ACTION HEROES: HOME SEASON @ HOME

Friday, June 26, 7:00 pm

Tickets are offered on a sliding scale from $0-$50 and are available at https://streb.org/homeseason/ 

$50 tickets will come with admission to a post-show Q&A with Elizabeth and the Company

Contact Shannon Reynolds: shannon@streb.org for questions about tickets.

About STREB Extreme Action Company

For forty years, STREB has performed in theaters large and small, served as artists-in-residence at the world’s top art museums, and taken its work into the streets and sports stadiums. The company’s extensive international touring calendar has included presentations at the Louvre Abu Dhabi, the Théâtre du Châtelet, the Musée D’Orsay, Greece’s Summer Nostos Festival, Théâtre de la Ville, Lincoln Center Festival, the Park Avenue Armory, the Fall for Dance Festival, Wolf Trap Foundation, the Walker Art Center, Los Angeles MOCA, the Wexner Center, Spoleto USA, the River-to-River Festival, the Brisbane and Melbourne Festivals and in Chile, Singapore and Taiwan. The company has received commissions to perform publicly at the 2012 London Olympic Festival, the 2010 Vancouver Olympics, the Whitney Museum of American Arts groundbreaking, the Pan Am Games Arts Festival in Toronto, and the 2004 Cirque du Soleil 20th anniversary celebration performed in front of 250,000 people on the streets of Montreal. The company has also taken their signature extreme action to iconic locations including Grand Central Station, Coney Island’s fairground, the Brooklyn Bridge Anchorage, Madison Square Garden, the mall outside the Smithsonian Institution and more.

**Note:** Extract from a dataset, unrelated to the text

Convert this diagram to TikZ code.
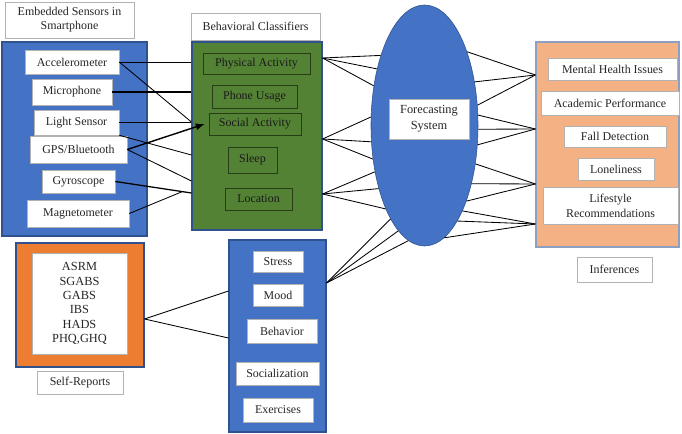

In January 2003, STREB moved into a vacant former loading facility and transformed 51 North 1st Street into the STREB LAB FOR ACTION MECHANICS (SLAM). In 2007, STREB purchased SLAM with unprecedented support for building acquisition from the New York City’s Department of Cultural Affairs, City Council, Mayor’s Office and Brooklyn Borough President’s Office ensuring its future as the home of STREB EXTREME ACTION, the STREB PopAction School and the España-STREB Trapeze Academy. As a performance and presenting venue and an open access education and rehearsal space, SLAM creates community through interaction and experimentation.